begin

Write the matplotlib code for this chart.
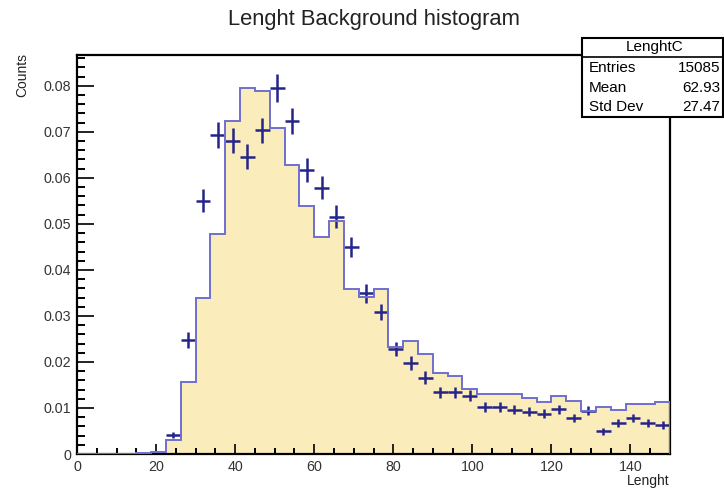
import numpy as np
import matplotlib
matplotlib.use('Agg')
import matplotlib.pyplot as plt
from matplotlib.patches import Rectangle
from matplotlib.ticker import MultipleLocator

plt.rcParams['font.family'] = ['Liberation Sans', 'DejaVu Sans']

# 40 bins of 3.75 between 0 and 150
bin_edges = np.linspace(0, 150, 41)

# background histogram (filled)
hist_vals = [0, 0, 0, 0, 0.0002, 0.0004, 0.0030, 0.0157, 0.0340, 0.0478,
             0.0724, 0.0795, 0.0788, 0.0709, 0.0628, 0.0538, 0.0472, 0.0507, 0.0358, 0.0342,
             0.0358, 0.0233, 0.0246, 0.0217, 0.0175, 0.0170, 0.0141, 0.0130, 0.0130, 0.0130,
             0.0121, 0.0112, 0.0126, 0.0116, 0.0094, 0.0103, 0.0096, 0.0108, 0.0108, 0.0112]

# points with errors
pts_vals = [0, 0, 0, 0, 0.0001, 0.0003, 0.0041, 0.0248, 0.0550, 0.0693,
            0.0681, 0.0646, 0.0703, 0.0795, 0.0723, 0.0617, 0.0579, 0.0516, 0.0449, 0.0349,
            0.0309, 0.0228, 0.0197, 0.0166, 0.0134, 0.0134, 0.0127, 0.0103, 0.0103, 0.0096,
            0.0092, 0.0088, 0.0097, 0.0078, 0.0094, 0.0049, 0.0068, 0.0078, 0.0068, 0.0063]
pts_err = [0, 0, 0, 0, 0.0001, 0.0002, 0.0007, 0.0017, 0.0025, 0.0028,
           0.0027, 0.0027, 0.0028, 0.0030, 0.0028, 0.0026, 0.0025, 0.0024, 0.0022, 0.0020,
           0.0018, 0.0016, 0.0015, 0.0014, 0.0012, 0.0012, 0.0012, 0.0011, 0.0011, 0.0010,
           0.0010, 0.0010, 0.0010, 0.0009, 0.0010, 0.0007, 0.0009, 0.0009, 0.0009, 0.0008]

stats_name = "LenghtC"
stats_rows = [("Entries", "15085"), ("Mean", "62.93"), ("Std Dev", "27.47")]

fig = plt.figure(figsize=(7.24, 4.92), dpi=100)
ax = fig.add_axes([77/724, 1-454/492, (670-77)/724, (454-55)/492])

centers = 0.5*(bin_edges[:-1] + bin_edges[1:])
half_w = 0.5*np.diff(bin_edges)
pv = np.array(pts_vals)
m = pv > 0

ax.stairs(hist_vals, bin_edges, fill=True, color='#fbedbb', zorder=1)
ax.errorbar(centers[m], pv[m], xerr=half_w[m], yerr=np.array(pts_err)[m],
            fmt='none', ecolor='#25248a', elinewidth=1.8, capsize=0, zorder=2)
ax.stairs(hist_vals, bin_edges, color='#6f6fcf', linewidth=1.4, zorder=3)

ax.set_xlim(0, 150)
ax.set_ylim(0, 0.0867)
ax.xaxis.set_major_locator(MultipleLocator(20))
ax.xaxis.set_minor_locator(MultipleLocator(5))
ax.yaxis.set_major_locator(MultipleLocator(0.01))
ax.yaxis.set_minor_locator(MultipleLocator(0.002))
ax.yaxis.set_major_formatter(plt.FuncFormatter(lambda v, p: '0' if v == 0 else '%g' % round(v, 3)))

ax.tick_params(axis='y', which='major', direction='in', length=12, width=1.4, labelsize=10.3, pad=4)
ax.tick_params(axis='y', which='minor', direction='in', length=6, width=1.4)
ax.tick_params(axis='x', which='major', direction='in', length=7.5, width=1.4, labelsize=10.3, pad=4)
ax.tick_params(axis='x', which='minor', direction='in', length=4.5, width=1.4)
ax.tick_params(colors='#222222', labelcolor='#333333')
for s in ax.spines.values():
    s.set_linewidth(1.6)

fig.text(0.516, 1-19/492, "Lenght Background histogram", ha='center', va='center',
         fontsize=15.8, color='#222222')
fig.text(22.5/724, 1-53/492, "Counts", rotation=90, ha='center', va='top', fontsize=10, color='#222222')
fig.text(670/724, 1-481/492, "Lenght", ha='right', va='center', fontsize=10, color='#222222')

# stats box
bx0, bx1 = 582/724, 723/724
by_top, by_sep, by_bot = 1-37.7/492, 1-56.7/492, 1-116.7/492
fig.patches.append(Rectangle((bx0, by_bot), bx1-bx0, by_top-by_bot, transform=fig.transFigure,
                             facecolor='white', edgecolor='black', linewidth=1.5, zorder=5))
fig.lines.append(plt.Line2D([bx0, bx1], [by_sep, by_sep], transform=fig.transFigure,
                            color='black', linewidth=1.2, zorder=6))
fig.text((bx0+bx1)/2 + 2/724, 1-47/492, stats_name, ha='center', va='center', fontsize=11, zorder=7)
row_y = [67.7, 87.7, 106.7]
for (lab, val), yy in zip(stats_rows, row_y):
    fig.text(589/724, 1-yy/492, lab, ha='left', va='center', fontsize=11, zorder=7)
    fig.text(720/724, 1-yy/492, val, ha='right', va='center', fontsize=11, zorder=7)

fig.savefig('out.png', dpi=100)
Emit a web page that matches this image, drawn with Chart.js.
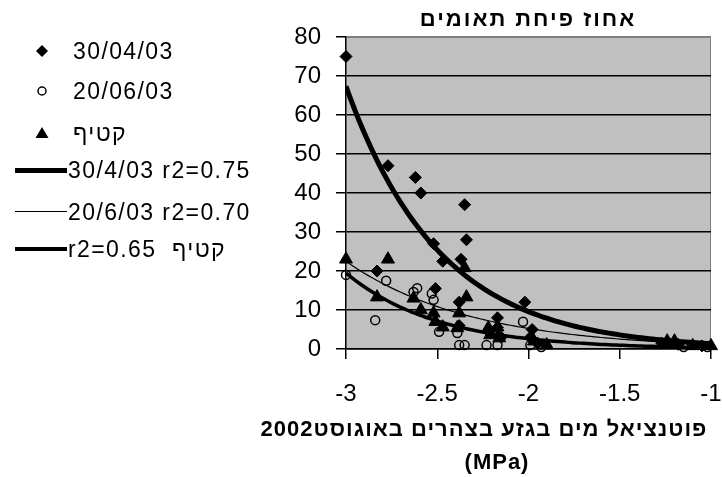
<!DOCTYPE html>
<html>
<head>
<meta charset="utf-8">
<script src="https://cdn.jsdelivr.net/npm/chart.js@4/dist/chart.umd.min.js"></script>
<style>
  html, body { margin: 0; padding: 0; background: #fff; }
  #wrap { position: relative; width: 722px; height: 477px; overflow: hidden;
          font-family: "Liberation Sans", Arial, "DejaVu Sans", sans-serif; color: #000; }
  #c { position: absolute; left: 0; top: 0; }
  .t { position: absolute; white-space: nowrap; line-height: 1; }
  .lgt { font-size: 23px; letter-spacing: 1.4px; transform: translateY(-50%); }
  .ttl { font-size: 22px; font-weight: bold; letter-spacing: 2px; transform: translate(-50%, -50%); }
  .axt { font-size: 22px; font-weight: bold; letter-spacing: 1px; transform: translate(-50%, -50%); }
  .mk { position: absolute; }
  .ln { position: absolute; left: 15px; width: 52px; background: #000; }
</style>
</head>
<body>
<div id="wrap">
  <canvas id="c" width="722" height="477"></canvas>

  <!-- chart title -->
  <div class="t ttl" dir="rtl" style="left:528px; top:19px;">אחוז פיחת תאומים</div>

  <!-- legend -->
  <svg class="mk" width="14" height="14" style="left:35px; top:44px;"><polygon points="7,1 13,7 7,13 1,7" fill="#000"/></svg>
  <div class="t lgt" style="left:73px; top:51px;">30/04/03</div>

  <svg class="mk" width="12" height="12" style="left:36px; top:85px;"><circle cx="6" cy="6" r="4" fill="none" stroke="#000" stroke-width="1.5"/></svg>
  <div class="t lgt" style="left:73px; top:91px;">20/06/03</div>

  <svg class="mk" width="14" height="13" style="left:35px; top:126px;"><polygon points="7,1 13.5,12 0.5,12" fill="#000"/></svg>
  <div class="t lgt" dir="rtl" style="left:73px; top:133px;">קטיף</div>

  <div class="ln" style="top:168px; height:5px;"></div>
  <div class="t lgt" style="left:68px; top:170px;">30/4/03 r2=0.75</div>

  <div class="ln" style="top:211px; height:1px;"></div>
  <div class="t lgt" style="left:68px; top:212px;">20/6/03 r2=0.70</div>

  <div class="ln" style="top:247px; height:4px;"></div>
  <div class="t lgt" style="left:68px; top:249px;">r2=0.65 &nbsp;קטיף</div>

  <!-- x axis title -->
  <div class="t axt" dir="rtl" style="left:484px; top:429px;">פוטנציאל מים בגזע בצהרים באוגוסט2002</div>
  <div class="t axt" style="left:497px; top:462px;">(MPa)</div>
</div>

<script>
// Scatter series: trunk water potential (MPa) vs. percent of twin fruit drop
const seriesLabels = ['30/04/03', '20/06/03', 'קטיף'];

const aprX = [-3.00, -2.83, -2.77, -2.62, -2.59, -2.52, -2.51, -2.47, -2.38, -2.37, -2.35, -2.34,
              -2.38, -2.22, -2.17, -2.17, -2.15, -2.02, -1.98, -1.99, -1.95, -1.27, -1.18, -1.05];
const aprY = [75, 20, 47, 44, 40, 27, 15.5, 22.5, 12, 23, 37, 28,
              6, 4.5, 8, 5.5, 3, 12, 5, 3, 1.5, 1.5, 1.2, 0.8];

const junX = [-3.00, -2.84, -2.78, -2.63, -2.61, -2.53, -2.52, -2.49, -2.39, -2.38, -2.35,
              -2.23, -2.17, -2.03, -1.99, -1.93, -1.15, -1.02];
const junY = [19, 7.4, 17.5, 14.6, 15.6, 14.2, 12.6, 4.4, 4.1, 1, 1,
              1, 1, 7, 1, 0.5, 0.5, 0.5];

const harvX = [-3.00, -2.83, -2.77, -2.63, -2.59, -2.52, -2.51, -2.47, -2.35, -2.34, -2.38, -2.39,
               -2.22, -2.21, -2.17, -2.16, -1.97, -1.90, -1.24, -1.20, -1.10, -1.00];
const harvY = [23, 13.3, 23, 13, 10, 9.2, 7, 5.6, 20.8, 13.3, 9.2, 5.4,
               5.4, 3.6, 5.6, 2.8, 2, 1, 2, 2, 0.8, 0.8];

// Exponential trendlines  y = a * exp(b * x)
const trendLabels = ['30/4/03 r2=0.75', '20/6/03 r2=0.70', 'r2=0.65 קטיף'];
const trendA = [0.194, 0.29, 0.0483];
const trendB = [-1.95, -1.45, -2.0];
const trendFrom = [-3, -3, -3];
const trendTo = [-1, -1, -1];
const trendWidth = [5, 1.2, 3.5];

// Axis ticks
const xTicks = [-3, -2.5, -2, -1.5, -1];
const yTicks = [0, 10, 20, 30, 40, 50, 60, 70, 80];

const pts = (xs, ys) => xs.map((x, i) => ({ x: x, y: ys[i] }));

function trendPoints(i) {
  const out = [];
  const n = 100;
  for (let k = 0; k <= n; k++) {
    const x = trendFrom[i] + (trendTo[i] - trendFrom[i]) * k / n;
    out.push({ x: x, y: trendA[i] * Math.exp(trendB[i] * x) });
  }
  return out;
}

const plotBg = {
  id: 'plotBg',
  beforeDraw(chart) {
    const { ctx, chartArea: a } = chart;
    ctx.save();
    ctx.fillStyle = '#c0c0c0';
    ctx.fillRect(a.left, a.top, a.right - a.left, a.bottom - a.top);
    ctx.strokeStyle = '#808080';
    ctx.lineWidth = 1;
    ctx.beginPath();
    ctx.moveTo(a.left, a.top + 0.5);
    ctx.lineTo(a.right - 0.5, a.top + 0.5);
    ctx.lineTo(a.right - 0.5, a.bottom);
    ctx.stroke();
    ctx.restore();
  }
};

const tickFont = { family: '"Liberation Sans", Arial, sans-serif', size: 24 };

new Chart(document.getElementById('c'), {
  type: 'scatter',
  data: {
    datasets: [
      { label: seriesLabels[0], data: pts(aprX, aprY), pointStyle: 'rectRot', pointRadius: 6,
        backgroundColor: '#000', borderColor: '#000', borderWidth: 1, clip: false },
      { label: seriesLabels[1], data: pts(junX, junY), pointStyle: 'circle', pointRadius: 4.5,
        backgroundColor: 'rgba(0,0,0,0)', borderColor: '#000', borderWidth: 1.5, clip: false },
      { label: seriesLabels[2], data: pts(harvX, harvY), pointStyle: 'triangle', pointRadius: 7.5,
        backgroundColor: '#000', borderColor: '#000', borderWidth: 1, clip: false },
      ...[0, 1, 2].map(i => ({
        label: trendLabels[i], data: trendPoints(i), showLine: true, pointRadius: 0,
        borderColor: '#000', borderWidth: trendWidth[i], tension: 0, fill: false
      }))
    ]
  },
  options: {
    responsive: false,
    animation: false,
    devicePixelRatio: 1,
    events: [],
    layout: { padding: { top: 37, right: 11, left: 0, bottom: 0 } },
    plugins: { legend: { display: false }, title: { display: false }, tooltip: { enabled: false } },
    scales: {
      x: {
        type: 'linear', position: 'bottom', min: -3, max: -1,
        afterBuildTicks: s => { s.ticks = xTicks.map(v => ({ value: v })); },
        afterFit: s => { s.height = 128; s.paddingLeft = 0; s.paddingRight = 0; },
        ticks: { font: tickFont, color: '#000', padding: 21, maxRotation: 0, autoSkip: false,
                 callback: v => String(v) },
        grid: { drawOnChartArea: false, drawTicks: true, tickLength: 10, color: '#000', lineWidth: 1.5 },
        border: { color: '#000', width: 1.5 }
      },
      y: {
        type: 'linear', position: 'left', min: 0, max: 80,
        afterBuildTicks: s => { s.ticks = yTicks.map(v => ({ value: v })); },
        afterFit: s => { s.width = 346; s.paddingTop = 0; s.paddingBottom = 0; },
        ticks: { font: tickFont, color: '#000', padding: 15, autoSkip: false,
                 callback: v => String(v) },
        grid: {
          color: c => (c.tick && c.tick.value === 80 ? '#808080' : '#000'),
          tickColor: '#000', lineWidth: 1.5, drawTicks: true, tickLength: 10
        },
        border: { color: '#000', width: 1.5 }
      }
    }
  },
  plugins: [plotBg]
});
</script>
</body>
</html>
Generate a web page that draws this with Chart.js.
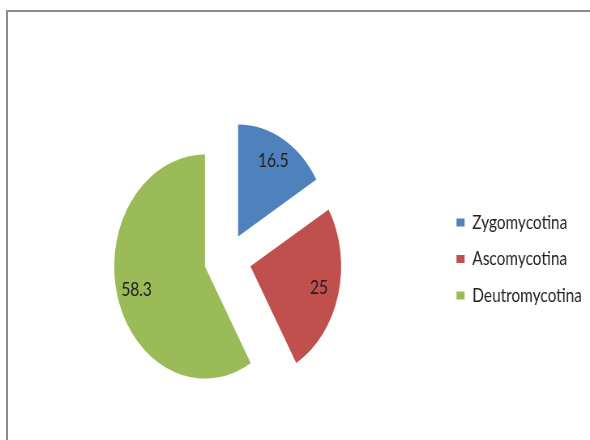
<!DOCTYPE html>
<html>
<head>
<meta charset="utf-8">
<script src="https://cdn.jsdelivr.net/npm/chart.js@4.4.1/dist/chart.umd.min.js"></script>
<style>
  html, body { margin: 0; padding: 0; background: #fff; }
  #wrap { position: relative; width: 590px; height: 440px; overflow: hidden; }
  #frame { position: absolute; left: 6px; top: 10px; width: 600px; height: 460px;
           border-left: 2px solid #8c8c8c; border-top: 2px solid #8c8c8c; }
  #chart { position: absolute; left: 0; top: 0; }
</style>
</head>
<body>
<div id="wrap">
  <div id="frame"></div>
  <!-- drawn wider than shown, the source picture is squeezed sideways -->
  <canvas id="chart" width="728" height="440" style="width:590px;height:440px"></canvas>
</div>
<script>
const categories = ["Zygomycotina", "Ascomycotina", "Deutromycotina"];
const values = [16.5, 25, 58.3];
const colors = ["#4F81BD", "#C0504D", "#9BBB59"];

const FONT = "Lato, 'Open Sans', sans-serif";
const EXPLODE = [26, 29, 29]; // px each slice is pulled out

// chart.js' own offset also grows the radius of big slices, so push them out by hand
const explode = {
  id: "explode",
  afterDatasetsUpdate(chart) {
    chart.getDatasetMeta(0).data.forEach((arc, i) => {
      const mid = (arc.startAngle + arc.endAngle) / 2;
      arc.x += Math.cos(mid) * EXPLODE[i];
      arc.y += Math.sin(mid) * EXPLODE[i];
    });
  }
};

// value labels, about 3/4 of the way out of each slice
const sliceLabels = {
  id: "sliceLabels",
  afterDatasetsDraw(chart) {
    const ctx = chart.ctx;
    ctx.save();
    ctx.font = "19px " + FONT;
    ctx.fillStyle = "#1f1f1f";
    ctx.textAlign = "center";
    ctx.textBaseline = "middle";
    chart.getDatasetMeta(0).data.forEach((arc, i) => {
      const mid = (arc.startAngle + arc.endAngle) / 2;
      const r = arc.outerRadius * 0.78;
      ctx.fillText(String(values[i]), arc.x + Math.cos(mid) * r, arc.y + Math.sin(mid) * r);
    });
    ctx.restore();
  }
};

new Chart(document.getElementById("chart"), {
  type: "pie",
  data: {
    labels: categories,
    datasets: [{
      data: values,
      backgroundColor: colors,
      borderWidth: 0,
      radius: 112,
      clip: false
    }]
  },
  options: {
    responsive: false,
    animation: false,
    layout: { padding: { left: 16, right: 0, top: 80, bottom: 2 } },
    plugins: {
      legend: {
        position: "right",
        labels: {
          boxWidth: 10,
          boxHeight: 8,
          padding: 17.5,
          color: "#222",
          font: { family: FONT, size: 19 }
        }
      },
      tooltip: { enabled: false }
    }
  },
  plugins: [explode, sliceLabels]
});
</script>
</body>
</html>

end

The problem: In the entries above, find each line with the word "page" and show it.

Task output:
Emit a web page that matches this image, drawn with Chart.js.
Generate a web page that draws this with Chart.js.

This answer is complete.